If the cookie sticks to the cutter, gently tap the side of the cutter on the counter. A toothpick can also be used to gently help the cookie release.
- Cut desired shapes and transfer with a non-stick spatula to a greased cookie sheet. I recommend that only insulated cookie sheets be used, as the older style will brown the cookies on the bottom too quickly. If you don’t have the insulated type, try stacking two cookie sheets together to create your own.
Watch the cookies carefully and remove them from the oven when the edges barely begin to turn brown.
The cookies can either be cooled and frosted, or they may be packaged and stored in the freezer for a few weeks. Freezing allows you to do the decorating at a more convenient time.
Frosting
Sugar cookies can be decorated either before or after baking.
The simplest and quickest decoration is to shake sprinkles or colored sugar on them before putting them in the oven. When removed from the oven and cooled, cookies are ready to be devoured or wrapped as gifts.
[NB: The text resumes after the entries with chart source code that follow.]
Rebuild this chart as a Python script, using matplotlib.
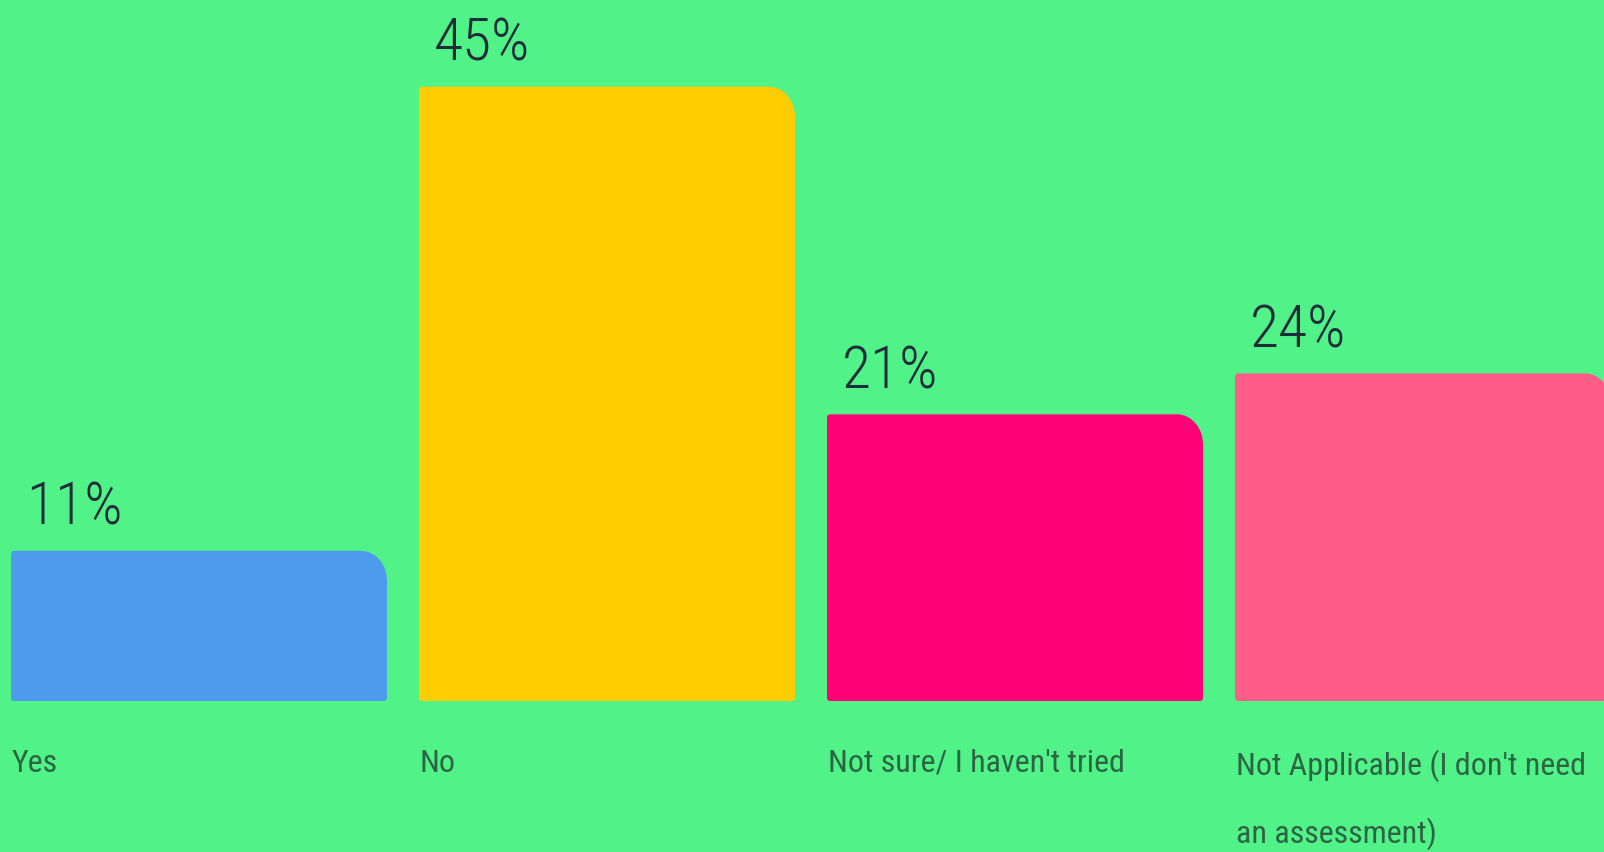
import matplotlib
matplotlib.use("Agg")
import matplotlib.pyplot as plt
from matplotlib.path import Path
from matplotlib.patches import PathPatch
from matplotlib import font_manager

categories = ["Yes", "No", "Not sure/ I haven't tried", "Not Applicable (I don't need\nan assessment)"]
values = [11, 45, 21, 24]
value_labels = ["11%", "45%", "21%", "24%"]
bar_colors = ["#4e9aef", "#ffcc00", "#ff0076", "#ff5c8a"]

BG = "#51f287"
TXT_VAL = "#1e2d3a"
TXT_CAT = "#2b6543"

# pick the narrowest installed face
names = {f.name for f in font_manager.fontManager.ttflist}
FONT = [n for n in ["Roboto Condensed", "DejaVu Sans Condensed", "Liberation Sans Narrow"] if n in names]
FONT += ["Liberation Sans", "DejaVu Sans"]

W, H, DPI = 16.04, 8.53, 100
fig = plt.figure(figsize=(W, H), dpi=DPI, facecolor=BG)
ax = fig.add_axes([0, 0, 1, 1])
ax.set_facecolor(BG)

# 408 px between bar starts, 13.65 px per percent, baseline 151 px above bottom
px_x = 408.0
px_y = 13.65
ax.set_xlim(-199 / px_x, (1604 - 199) / px_x)
ax.set_ylim(-151 / px_y, (853 - 151) / px_y)
ax.axis("off")

width = 376 / px_x
bars = ax.bar(range(len(values)), values, width=width, color=bar_colors)

def rounded_path(x0, y0, x1, y1, bx, by, sx, sy):
    k = 0.5523
    verts = [
        (x0 + sx, y0),
        (x1 - sx, y0),
        (x1 - sx + k * sx, y0), (x1, y0 + sy - k * sy), (x1, y0 + sy),
        (x1, y1 - by),
        (x1, y1 - by + k * by), (x1 - bx + k * bx, y1), (x1 - bx, y1),
        (x0 + sx, y1),
        (x0 + sx - k * sx, y1), (x0, y1 - sy + k * sy), (x0, y1 - sy),
        (x0, y0 + sy),
        (x0, y0 + sy - k * sy), (x0 + sx - k * sx, y0), (x0 + sx, y0),
        (x0 + sx, y0),
    ]
    codes = [Path.MOVETO, Path.LINETO] + [Path.CURVE4] * 3 + [Path.LINETO] + [Path.CURVE4] * 3 \
        + [Path.LINETO] + [Path.CURVE4] * 3 + [Path.LINETO] + [Path.CURVE4] * 3 + [Path.CLOSEPOLY]
    return Path(verts, codes)

# swap the plain rectangles for ones with a rounded top-right corner
for rect in bars.patches:
    x0, y0 = rect.get_x(), rect.get_y()
    x1, y1 = x0 + rect.get_width(), y0 + rect.get_height()
    p = rounded_path(x0, y0, x1, y1, 26 / px_x, 30 / px_y, 3 / px_x, 3 / px_y)
    ax.add_patch(PathPatch(p, facecolor=rect.get_facecolor(), edgecolor="none"))
    rect.set_visible(False)

for i, rect in enumerate(bars.patches):
    left = rect.get_x()
    ax.annotate(value_labels[i], xy=(left, values[i]), xytext=(15, 27),
                textcoords="offset pixels", ha="left", va="baseline",
                fontsize=43, fontweight="light", color=TXT_VAL, family=FONT)
    ax.annotate(categories[i], xy=(left, 0), xytext=(1, -47),
                textcoords="offset pixels", ha="left", va="top",
                fontsize=23, color=TXT_CAT, family=FONT, linespacing=2.4)

fig.savefig("out.png", dpi=DPI, facecolor=BG)
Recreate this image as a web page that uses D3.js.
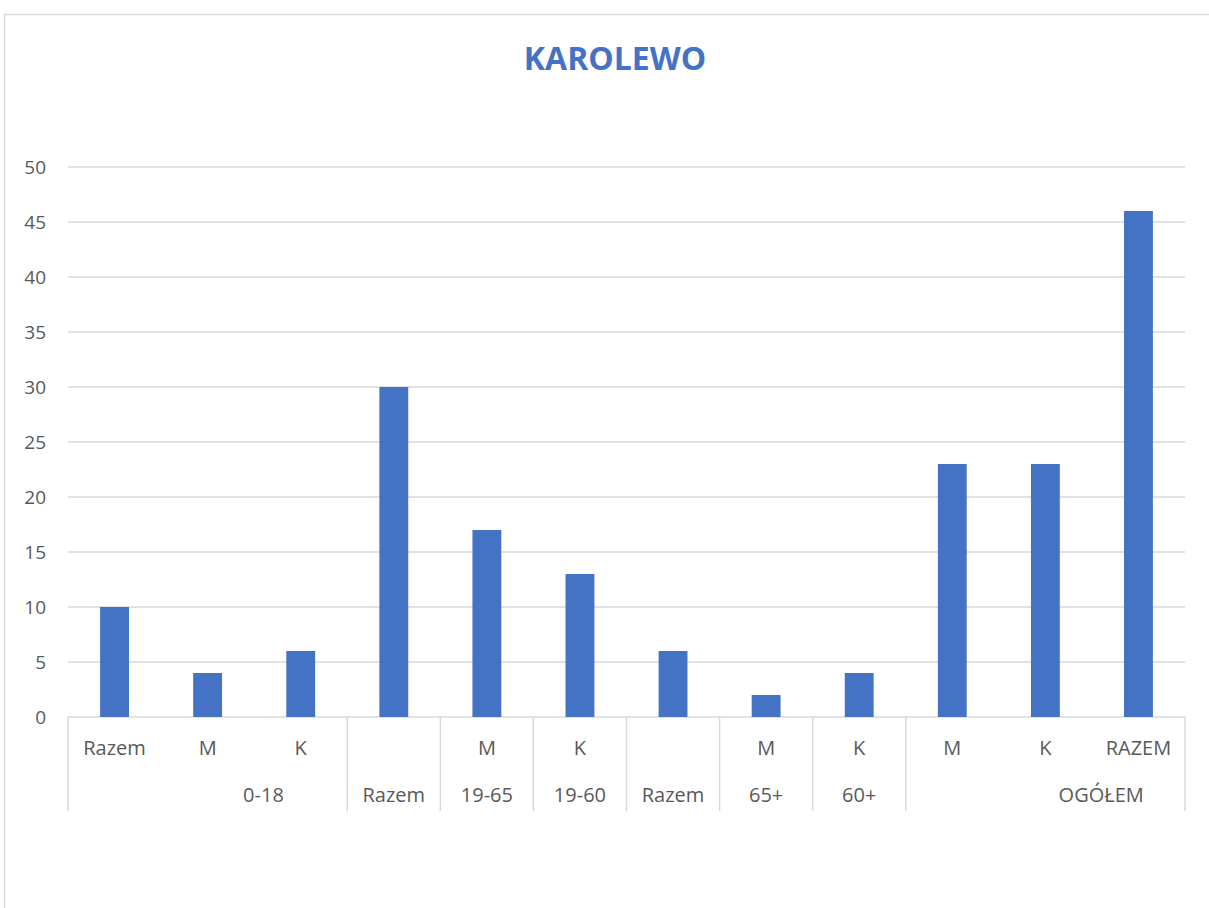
<!DOCTYPE html>
<html>
<head>
<meta charset="utf-8">
<script src="https://cdn.jsdelivr.net/npm/d3@7"></script>
<style>
  body { margin: 0; background: #fff; }
  text { font-family: "Open Sans", "Liberation Sans", sans-serif; fill: #595959; }
</style>
</head>
<body>
<div id="chart"></div>
<script>
// category labels (inner level) and their values
const subLabels = ['Razem', 'M', 'K', '', 'M', 'K', '', 'M', 'K', 'M', 'K', 'RAZEM'];
const values = [10, 4, 6, 30, 17, 13, 6, 2, 4, 23, 23, 46];
// outer level groups: label + number of categories it spans
const groupLabels = ['0-18', 'Razem', '19-65', '19-60', 'Razem', '65+', '60+', 'OGÓŁEM'];
const groupSpans = [3, 1, 1, 1, 1, 1, 1, 3];
const yTicks = [0, 5, 10, 15, 20, 25, 30, 35, 40, 45, 50];
const title = 'KAROLEWO';

const W = 1209, H = 908;
const margin = {top: 167, right: 24, bottom: 191, left: 68};
const width = W - margin.left - margin.right;
const height = H - margin.top - margin.bottom;
const gridColor = '#d9d9d9';

const svg = d3.select('#chart').append('svg')
  .attr('width', W)
  .attr('height', H);

// chart area frame
svg.append('path')
  .attr('d', `M4.5,${H} V14.5 H${W}`)
  .attr('fill', 'none')
  .attr('stroke', gridColor)
  .attr('stroke-width', 1.5);

svg.append('text')
  .attr('x', 615)
  .attr('y', 70)
  .attr('text-anchor', 'middle')
  .style('font-size', '32px')
  .style('font-weight', 'bold')
  .style('fill', '#4472C4')
  .text(title);

const g = svg.append('g')
  .attr('transform', `translate(${margin.left},${margin.top})`);

const idx = d3.range(values.length);
const x = d3.scaleBand().domain(idx).range([0, width]).paddingInner(0).paddingOuter(0);
const y = d3.scaleLinear().domain([0, 50]).range([height, 0]);

// grid
g.append('g').selectAll('line')
  .data(yTicks)
  .enter().append('line')
  .attr('x1', 0).attr('x2', width)
  .attr('y1', d => y(d)).attr('y2', d => y(d))
  .attr('stroke', gridColor)
  .attr('stroke-width', 1.5);

// y labels
g.append('g').selectAll('text')
  .data(yTicks)
  .enter().append('text')
  .attr('x', -22)
  .attr('y', d => y(d))
  .attr('dy', '0.35em')
  .attr('text-anchor', 'end')
  .style('font-size', '19px')
  .text(d => d);

// bars
const barW = x.bandwidth() * 0.31;
g.append('g').selectAll('rect')
  .data(values)
  .enter().append('rect')
  .attr('x', (d, i) => x(i) + (x.bandwidth() - barW) / 2)
  .attr('y', d => y(d))
  .attr('width', barW)
  .attr('height', d => y(0) - y(d))
  .attr('fill', '#4472C4');

// multi-level category axis
const axis = g.append('g').attr('transform', `translate(0,${height})`);
const axisDepth = 94;

axis.selectAll('.sub')
  .data(subLabels)
  .enter().append('text')
  .attr('class', 'sub')
  .attr('x', (d, i) => x(i) + x.bandwidth() / 2)
  .attr('y', 31)
  .attr('dy', '0.35em')
  .attr('text-anchor', 'middle')
  .style('font-size', '20px')
  .text(d => d);

// group boundaries
let starts = [0];
groupSpans.forEach((s, i) => starts.push(starts[i] + s));
const groups = groupLabels.map((label, i) => ({label, start: starts[i], span: groupSpans[i]}));

const bounds = starts.map(s => s === values.length ? width : x(s));
axis.selectAll('.sep')
  .data(bounds)
  .enter().append('line')
  .attr('class', 'sep')
  .attr('x1', d => d).attr('x2', d => d)
  .attr('y1', 0).attr('y2', axisDepth)
  .attr('stroke', gridColor)
  .attr('stroke-width', 1.5);

axis.selectAll('.grp')
  .data(groups)
  .enter().append('text')
  .attr('class', 'grp')
  .attr('x', d => {
    const x0 = x(d.start);
    const w = d.span * x.bandwidth();
    return d.span > 1 ? x0 + w * 0.7 : x0 + w / 2;
  })
  .attr('y', 78)
  .attr('dy', '0.35em')
  .attr('text-anchor', 'middle')
  .style('font-size', '20px')
  .text(d => d.label);
</script>
</body>
</html>
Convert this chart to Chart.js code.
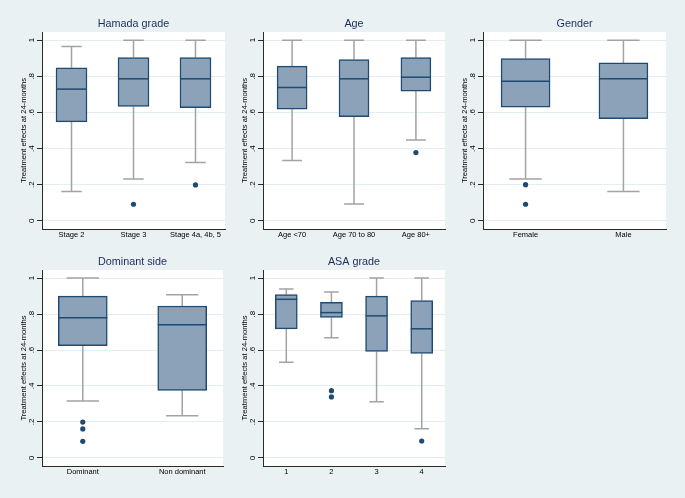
<!DOCTYPE html>
<html>
<head>
<meta charset="utf-8">
<title>Treatment effects box plots</title>
<script src="https://cdn.jsdelivr.net/npm/chart.js@4/dist/chart.umd.min.js"></script>
<style>
  html, body { margin: 0; padding: 0; }
  body { width: 685px; height: 498px; background: #eaf1f3; position: relative; overflow: hidden; }
  .panel { position: absolute; }
</style>
</head>
<body>
<script>
// Hamada grade
var hamadaLabels = ['Stage 2', 'Stage 3', 'Stage 4a, 4b, 5'];
var hamadaLow  = [0.162, 0.232, 0.323];
var hamadaQ1   = [0.548, 0.633, 0.627];
var hamadaMed  = [0.729, 0.786, 0.786];
var hamadaQ3   = [0.847, 0.904, 0.904];
var hamadaHigh = [0.965, 1.0, 1.0];
var hamadaOut  = [[], [0.092], [0.199]];

// Age
var ageLabels = ['Age <70', 'Age 70 to 80', 'Age 80+'];
var ageLow  = [0.334, 0.094, 0.447];
var ageQ1   = [0.618, 0.576, 0.718];
var ageMed  = [0.738, 0.786, 0.795];
var ageQ3   = [0.856, 0.893, 0.904];
var ageHigh = [1.0, 1.0, 1.0];
var ageOut  = [[], [], [0.378]];

// Gender
var genderLabels = ['Female', 'Male'];
var genderLow  = [0.232, 0.162];
var genderQ1   = [0.629, 0.566];
var genderMed  = [0.773, 0.786];
var genderQ3   = [0.898, 0.874];
var genderHigh = [1.0, 1.0];
var genderOut  = [[0.2, 0.092], []];

// Dominant side
var sideLabels = ['Dominant', 'Non dominant'];
var sideLow  = [0.317, 0.234];
var sideQ1   = [0.624, 0.376];
var sideMed  = [0.779, 0.740];
var sideQ3   = [0.900, 0.845];
var sideHigh = [1.0, 0.908];
var sideOut  = [[0.199, 0.161, 0.092], []];

// ASA grade
var asaLabels = ['1', '2', '3', '4'];
var asaLow  = [0.532, 0.668, 0.312, 0.162];
var asaQ1   = [0.718, 0.781, 0.592, 0.581];
var asaMed  = [0.882, 0.808, 0.790, 0.718];
var asaQ3   = [0.908, 0.865, 0.900, 0.875];
var asaHigh = [0.939, 0.923, 1.0, 1.0];
var asaOut  = [[], [0.374, 0.339], [], [0.094]];

var yTicks = [0, 0.2, 0.4, 0.6, 0.8, 1];
var yTickText = ['0', '.2', '.4', '.6', '.8', '1'];
var yTitle = 'Treatment effects at 24-months';

var NAVY = '#1f4a72';
var BOX = '#8ba2b9';
var WHISK = '#a3a3a3';
var GRID = '#e4edf0';
var AXIS = '#2a2a2a';
var TITLE = '#1d2c5b';
var FONT = '"Liberation Sans", Arial, sans-serif';

var AXW = 42;   // space left of plot area
var TOP = 32;   // space above plot area
var XH = 14;    // space below plot area

var panels = [
  {title: 'Hamada grade', labels: hamadaLabels, low: hamadaLow, q1: hamadaQ1, med: hamadaMed, q3: hamadaQ3, high: hamadaHigh, out: hamadaOut,
   l: 42, t: 32, r: 225, b: 229, off: 0.476, bw: 31},
  {title: 'Age', labels: ageLabels, low: ageLow, q1: ageQ1, med: ageMed, q3: ageQ3, high: ageHigh, out: ageOut,
   l: 263, t: 32, r: 445, b: 229, off: 0.47, bw: 30},
  {title: 'Gender', labels: genderLabels, low: genderLow, q1: genderQ1, med: genderMed, q3: genderQ3, high: genderHigh, out: genderOut,
   l: 483, t: 32, r: 666, b: 229, off: 0.435, bw: 49},
  {title: 'Dominant side', labels: sideLabels, low: sideLow, q1: sideQ1, med: sideMed, q3: sideQ3, high: sideHigh, out: sideOut,
   l: 42, t: 270, r: 223, b: 466, off: 0.41, bw: 49},
  {title: 'ASA grade', labels: asaLabels, low: asaLow, q1: asaQ1, med: asaMed, q3: asaQ3, high: asaHigh, out: asaOut,
   l: 263, t: 270, r: 445, b: 466, off: 0.516, bw: 22}
];

// whiskers, caps, medians, titles and rotated y labels
var boxPlugin = {
  id: 'boxParts',
  beforeDraw: function(chart) {
    var a = chart.chartArea, ctx = chart.ctx;
    ctx.save();
    ctx.fillStyle = '#ffffff';
    ctx.fillRect(a.left, a.top, a.right - a.left, a.bottom - a.top);
    ctx.restore();
  },
  beforeDatasetsDraw: function(chart) {
    var p = chart.options.plugins.boxParts.panel;
    var xs = chart.scales.x, ys = chart.scales.y, ctx = chart.ctx;
    var cap = p.bw * 0.66;
    ctx.save();
    ctx.strokeStyle = WHISK;
    ctx.lineWidth = 1.5;
    for (var i = 0; i < p.labels.length; i++) {
      var x = xs.getPixelForValue(i + 1);
      ctx.beginPath();
      ctx.moveTo(x, ys.getPixelForValue(p.high[i]));
      ctx.lineTo(x, ys.getPixelForValue(p.q3[i]));
      ctx.moveTo(x, ys.getPixelForValue(p.q1[i]));
      ctx.lineTo(x, ys.getPixelForValue(p.low[i]));
      ctx.moveTo(x - cap / 2, ys.getPixelForValue(p.high[i]));
      ctx.lineTo(x + cap / 2, ys.getPixelForValue(p.high[i]));
      ctx.moveTo(x - cap / 2, ys.getPixelForValue(p.low[i]));
      ctx.lineTo(x + cap / 2, ys.getPixelForValue(p.low[i]));
      ctx.stroke();
    }
    ctx.restore();
  },
  afterDatasetsDraw: function(chart) {
    var p = chart.options.plugins.boxParts.panel;
    var xs = chart.scales.x, ys = chart.scales.y, ctx = chart.ctx, a = chart.chartArea;
    ctx.save();
    ctx.strokeStyle = NAVY;
    ctx.lineWidth = 1.5;
    for (var i = 0; i < p.labels.length; i++) {
      var x = xs.getPixelForValue(i + 1);
      var y = ys.getPixelForValue(p.med[i]);
      ctx.beginPath();
      ctx.moveTo(x - p.bw / 2, y);
      ctx.lineTo(x + p.bw / 2, y);
      ctx.stroke();
    }
    // title
    ctx.fillStyle = TITLE;
    ctx.font = '10.8px ' + FONT;
    ctx.textAlign = 'center';
    ctx.textBaseline = 'middle';
    ctx.fillText(p.title, (a.left + a.right) / 2, a.top - 8);
    // y tick labels, rotated
    ctx.fillStyle = '#000';
    ctx.font = '8px ' + FONT;
    for (var k = 0; k < yTicks.length; k++) {
      var ty = ys.getPixelForValue(yTicks[k]);
      ctx.save();
      ctx.translate(a.left - 10, ty);
      ctx.rotate(-Math.PI / 2);
      ctx.fillText(yTickText[k], 0, 0);
      ctx.restore();
    }
    // y axis title
    ctx.font = '7.6px ' + FONT;
    ctx.save();
    ctx.translate(a.left - 18.5, (ys.getPixelForValue(0) + ys.getPixelForValue(1)) / 2);
    ctx.rotate(-Math.PI / 2);
    ctx.fillText(yTitle, 0, 0);
    ctx.restore();
    ctx.restore();
  }
};

panels.forEach(function(p) {
  var W = (p.r - p.l) + AXW + 6;
  var H = (p.b - p.t) + TOP + XH;
  var div = document.createElement('div');
  div.className = 'panel';
  div.style.left = (p.l - AXW) + 'px';
  div.style.top = (p.t - TOP) + 'px';
  div.style.width = W + 'px';
  div.style.height = H + 'px';
  var cv = document.createElement('canvas');
  cv.width = W;
  cv.height = H;
  div.appendChild(cv);
  document.body.appendChild(div);

  var n = p.labels.length;
  var outPts = [];
  p.out.forEach(function(vals, i) {
    vals.forEach(function(v) { outPts.push({x: i + 1, y: v}); });
  });

  new Chart(cv, {
    type: 'bar',
    data: {
      datasets: [
        {
          type: 'bar',
          data: p.labels.map(function(l, i) { return {x: i + 1, y: [p.q1[i], p.q3[i]]}; }),
          backgroundColor: BOX,
          borderColor: NAVY,
          borderWidth: 1.5,
          borderSkipped: false,
          barThickness: p.bw,
          order: 2
        },
        {
          type: 'scatter',
          data: outPts,
          pointRadius: 2.6,
          pointBackgroundColor: NAVY,
          pointBorderWidth: 0,
          order: 1
        }
      ]
    },
    options: {
      responsive: false,
      animation: false,
      devicePixelRatio: 1,
      layout: {padding: {top: TOP, left: 0, right: 6, bottom: 0}},
      plugins: {
        legend: {display: false},
        tooltip: {enabled: false},
        boxParts: {panel: p}
      },
      scales: {
        x: {
          type: 'linear',
          offset: false,
          min: 1 - p.off,
          max: n + p.off,
          afterBuildTicks: function(s) { s.ticks = p.labels.map(function(l, i) { return {value: i + 1}; }); },
          afterFit: function(s) { s.height = XH; },
          ticks: {
            callback: function(v) { return p.labels[v - 1]; },
            font: {family: FONT, size: 7.5},
            color: '#000',
            padding: 1,
            maxRotation: 0,
            autoSkip: false
          },
          grid: {display: false, drawTicks: false},
          border: {color: AXIS, width: 1}
        },
        y: {
          min: -0.045,
          max: 1.045,
          afterBuildTicks: function(s) { s.ticks = yTicks.map(function(v) { return {value: v}; }); },
          afterFit: function(s) { s.width = AXW; },
          ticks: {display: false},
          grid: {color: GRID, lineWidth: 1, drawTicks: true, tickLength: 5, tickColor: AXIS},
          border: {color: AXIS, width: 1}
        }
      }
    },
    plugins: [boxPlugin]
  });
});
</script>
</body>
</html>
Frosting the cookies is done after the baking process. Cool the cookies completely and mix the frosting ingredients. Divide the frosting into several small bowls, and add food coloring to each for the desired colors.
If you want a “stain” effect, add extra water to your frosting so it is thin enough to paint on with a brush. This looks especially nice used with the cookies that have imprints or ridges in them.
For the usual frosted cookie, use a small butter knife or spatula to spread the frosting, which is stiff enough to stay in place or “stand up.”
This is the point where you need to be creative and use several colors to decorate each cookie. Additional detailing can also be obtained with candy sprinkles, balls, sugars, lace licorice, etc.
Don’t be afraid to experiment. After all, they’ll taste great, no matter what they look like. And, in time, you’ll be proud of the results.
Harvest Sugar Cookies
Cookies:
3/4 C. soft butter
1 C. sugar
2 eggs
1 tsp. vanilla extract
1/2 tsp. almond extract
2-3/4 C. flour
1 tsp. baking powder
1 tsp. salt
Frosting:
2 cups confectioners’ sugar
2 Tbsp. water, approximate
Cream butter and sugar. Add eggs, vanilla and almond and beat till light and fluffy. Combine flour, baking powder and salt in a separate bowl. Gradually add to creamed mix and mix well. Chill at least 1 hour.
On well-floured flour-sack cloth, roll small portions of dough to 1/4” thickness, using floured rolling pin. Cut into desired shapes with floured cookie cutters and place on greased cookie sheet. Sprinkle with decors, if desired. Baked at 375 degrees for 8-10 minutes, till edges are very lightly browned. Cool and frost. Makes 4-5 dozen small cookies. Double batch makes 4-5 dozen large cookies.